Murthy has no shortage of European acquisition targets. Investment bankers swarm around the Indian software giant, with proposals. Infosys has set European growth estimates of 30 per cent in 2001 (it beat those in the first quarter).
"Acquisition is not an easy exercise," says Murthy. "When it involves two people-based organisations, it's about bringing together two cultures, two identities. One has to move very carefully when you acquire one company. Acquiring five or six together is even more daunting."
From the other side
Seven years ago, Simon Denison-Smith and Adrian Pritchard left their lucrative careers (in management consultancy and the City) to set up their software development business. The concept was brand spanking new: to win chunky contracts in Europe and then outsource the development to India. "People thought I was a loony," says Denison-Smith.
Today the two men are at the vanguard of the Anglo-Indian IT phenomenon.
The London and Mumbai-based firm has 200 employees in India and varying numbers in the UK (depending on how many developers are over from India). It specialises in business applications development (say, re-engineering legacy-based systems into web-based systems). Growth rates have slowed in the past year - from 80 to 50 per cent per annum - but Denison-Smith insists that Rave Technologies is picking up work that would formerly have gone to the likes of Accenture and IBM.

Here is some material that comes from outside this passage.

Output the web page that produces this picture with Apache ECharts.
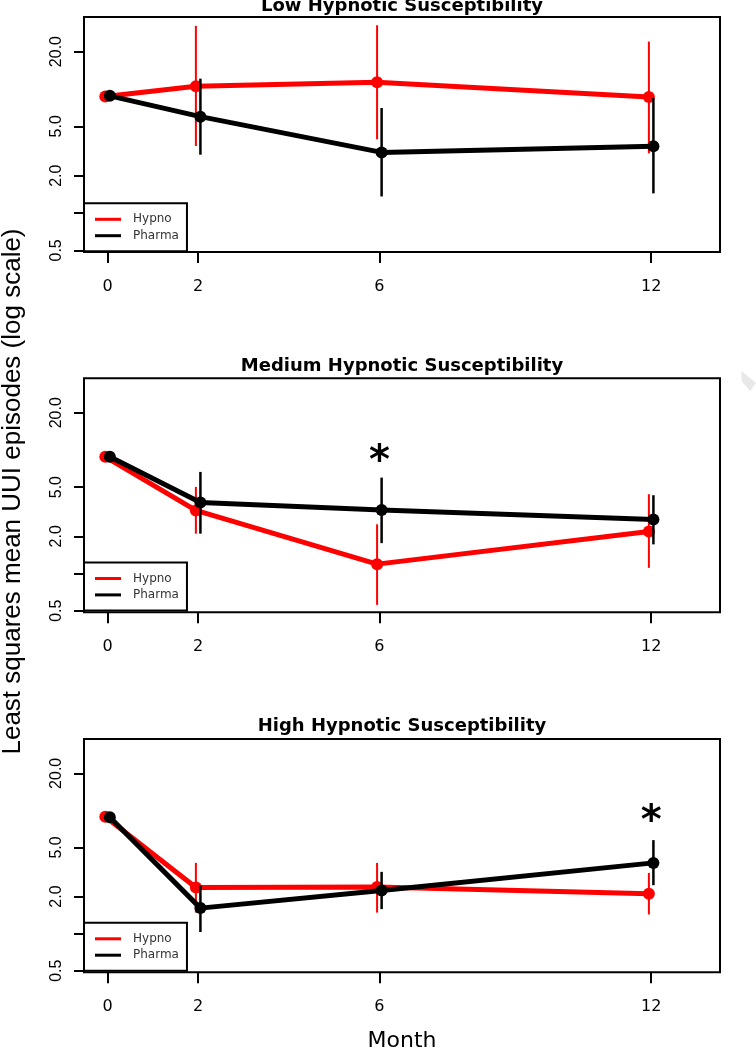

The Anglo-Indian business model is the best way to deliver complex development projects, says Denison-Smith. The 5,000-mile journey matters not a jot. "The reality is, it's not that difficult to put someone on a plane," he says. "And the problem with proximity is that it leads you into bad practice. With software development, you can't afford bad practice. The distance forces you into a process."
We may only be at the beginning of this very unusual journey.